In the movie, Castro asks Stone about his combat experience in Vietnam and for once its Stone who's shy with him. Maybe it was his experience as a soldier that won Castro over. Plus, "he knew my work," he says. "I think Platoon might have been the one he liked most, because he still considers himself very much a soldier and prides himself on the guerrilla warfare, but in terms of the interview I think the key was that I wrote him a four-page letter precisely detailing what I wanted to do. Perhaps timing was an issue. Perhaps he liked me and trusted me not to distort his words. You know," he says, mock-threatenly, "that happens a lot, the distortion."

In the film, Castro flatly denies torture happens in Cuba. Perhaps he believes it, the way he seems to believe they have hardly any prostitutes either. (At one point, boasting of the triumphs of the country's education system, Castro asserts that "even our prostitutes are university graduates.") Did Stone always believe him?

"You know that's not ultimately relevant," he asserts. "What's important is to look for yourself and judge. Evasion is in the eye of the beholder. You know frankly I've done too many movies, and U-Turn comes to mind, about people who are deluded. We're all deluded. We all think we're better than ourselves. What I love about Fidel is his morality, his sense of determination and will. The media distortion of Fidel Castro in America would be enough to drive any movie director nuts. It's almost like he's a paedophile or something...."

He sighs. "Contrary to the American caricature of Fidel, he's the opposite of egotism. At his age, he fiercely believes in the concept that he is irrelevant, that when he goes, the youngest people especially are trained now to withstand the onslaught of propaganda that's going to come at them."

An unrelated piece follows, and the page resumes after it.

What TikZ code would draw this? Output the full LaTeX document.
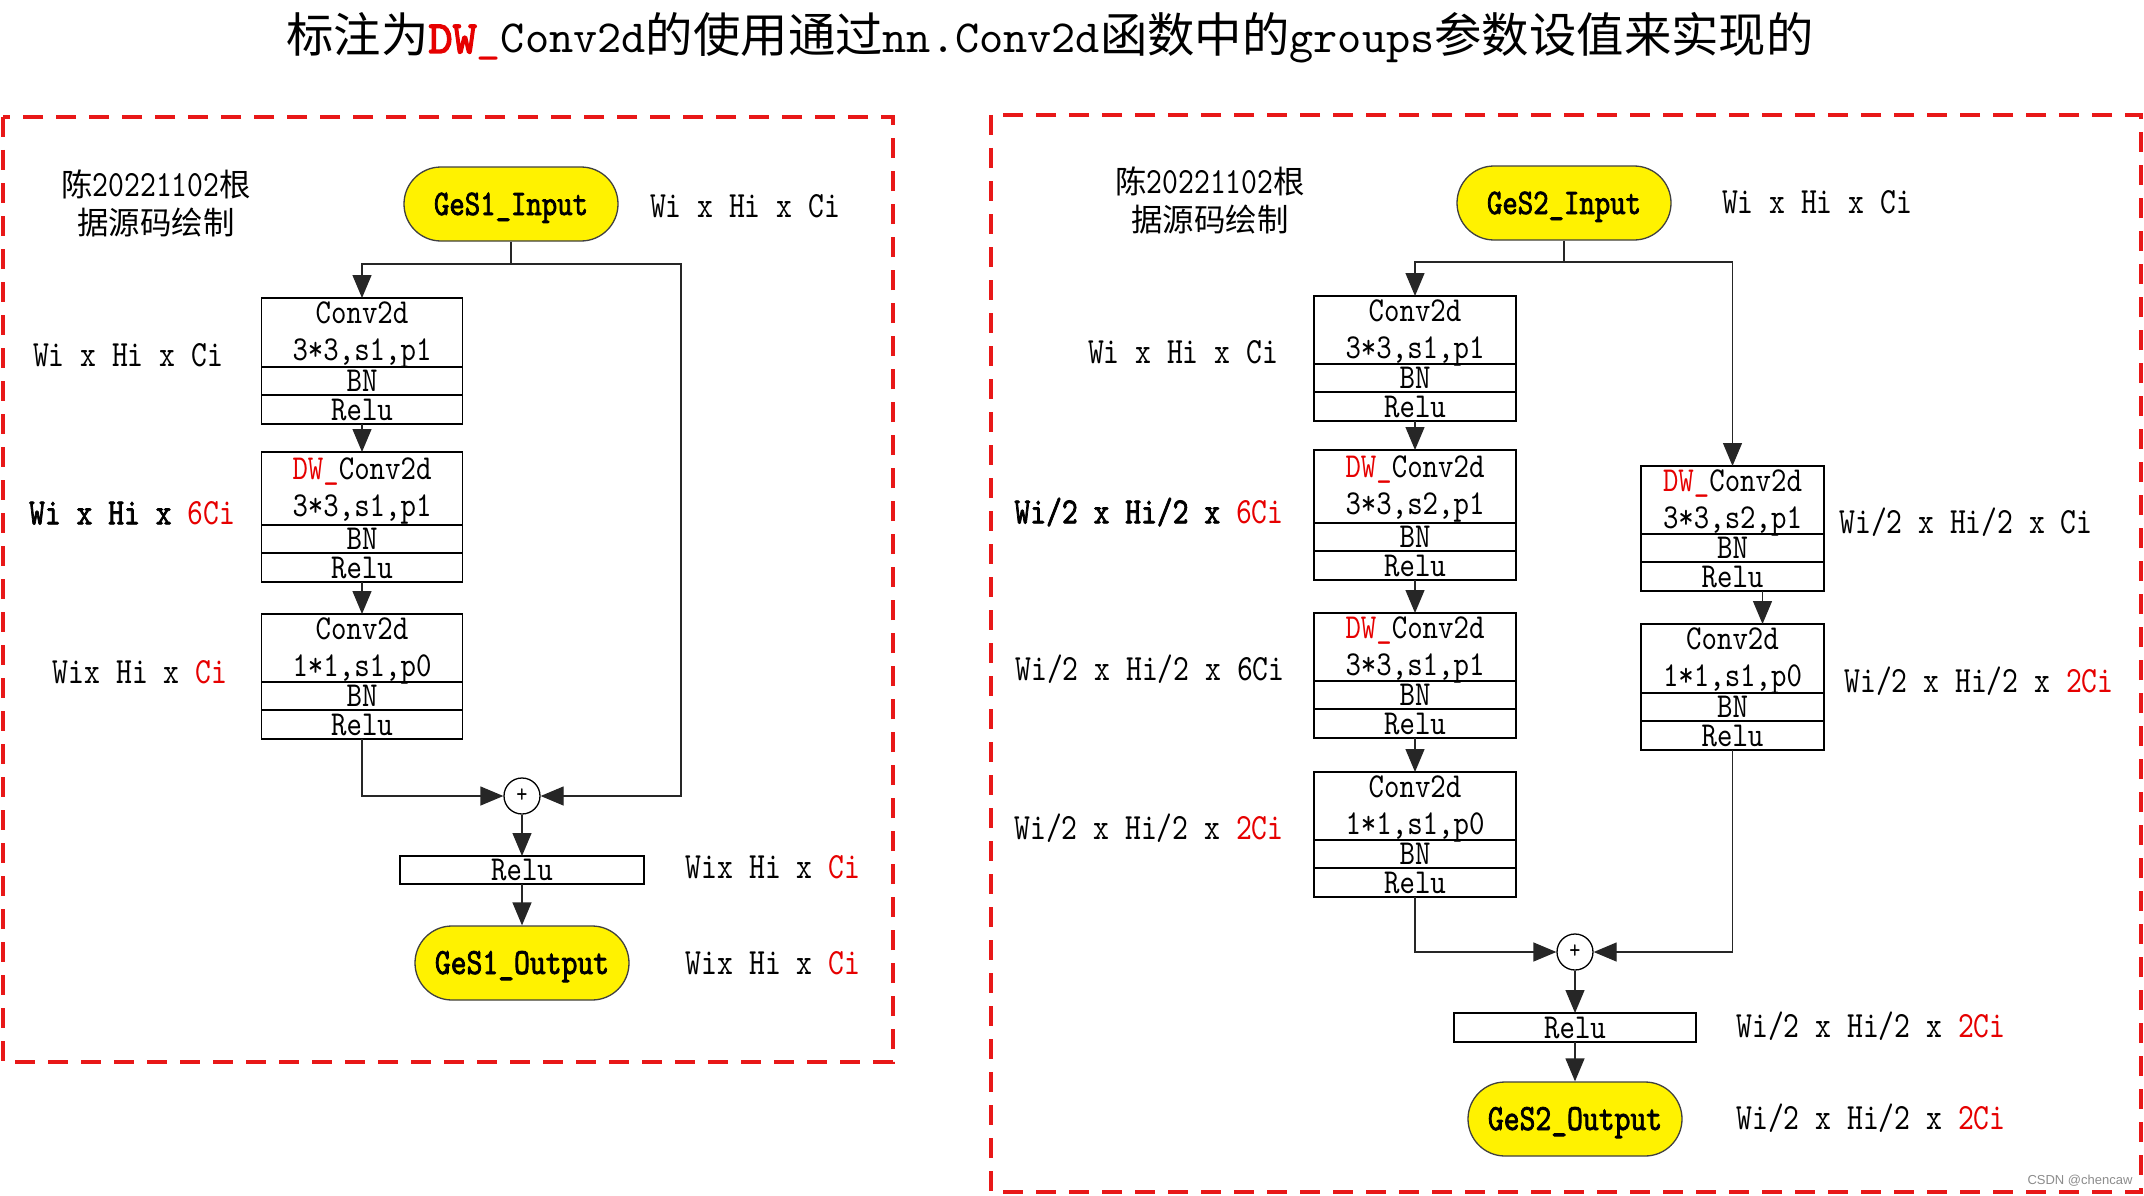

What didn't he like about Castro and Cuba? "Well, frankly, I told him I could never stand to be on a block where everybody was telling me and the government what I'm doing. I believe in free enterprise. I believe in capitalism within a certain ceiling. I believe in the ability to make a living freely, perhaps because I'm accustomed to it as an American. But you know Fidel's arguments are not necessarily in opposition to mine. I do believe he became indebted to the Soviet Union mostly because of American intransigence to him from the beginning, most specifically via Richard Nixon who was the biggest liar of American history, so why we believe Richard Nixon and not Fidel Castro, I don't know."

Stone agrees that one of his reasons for making the film was to capture a glimpse of the culture in case all passes away after Castro "goes". (Out of love, he can't seem to bring himself to say "dies".)

Does he wish he'd started making documentaries earlier? "It helped at this time," Stone concedes. "I was tired of movies at that time because they're so big, expensive and artificial. And also the digital aspect was so important. It was great to take up the camera and feel it out and feel the freedom, and I'm confident I could even make a feature that way now."

Indeed, Stone has already made another documentary, called Persona Non Grata, on another demonised world leader, Yasser Arafat. Friends who saw a print still with timecodes on it in the market at Berlin report that it's very good, shot in the same style as Comandante although it's more like In Search of Arafat, since Stone only gets to meet him very briefly. "But we made something of that that makes it more interesting," Stone insists. "We had very good access to both the Israeli and Palestinian sides. And since you mention it, that film has been vilified in the States much more than Comandante. When they finally saw Comandante at Sundance, they couldn't attack me for being a nutcase, but they did attack me at the time for Arafat, saying it was a love letter to Arafat which is absolute horseshit. People who have seen the movie, including the top Jewish leaders in America, have said it's very balanced."

Not having seen the film, I can hardly argue with him on this point, so leave it at that. What's more interesting is why is he so drawn to making these portraits, either as documentaries or fiction films, of world leaders. "Isn't that perhaps the biggest challenge we have, the human game?" he asks rhetorically. "You either drop out and become a spiritual man or you become a philosopher king in the Platonic sense. Philosopher kings are the highest form of the species because they can lead other people. If anything what we need now are great leaders. Not people who cheat and steal and buy their way into office. God, what a way to live a life."

It seems like a natural progression that Stone's next feature film will be about the first and arguably greatest leader in world history, Alexander the Great. He starts shooting the film, staring Minority Report's Colin Farrell in the lead, this summer. It's a project he's been gearing up to for years. "I don't think I understand him completely, but I do think I understand him a lot better than I would have 10 years ago," says Stone. "You have to be a combination of young and old [to understand Alexander the Great], and I think that he's a great character, a great example for kids, for youth to believe again in the power of man. The power of men to do things, the power of individuality and being who you are." And on that Nietzschean note, time is being called on the interview and Oliver Stone manfully strides off, ready for the next battle.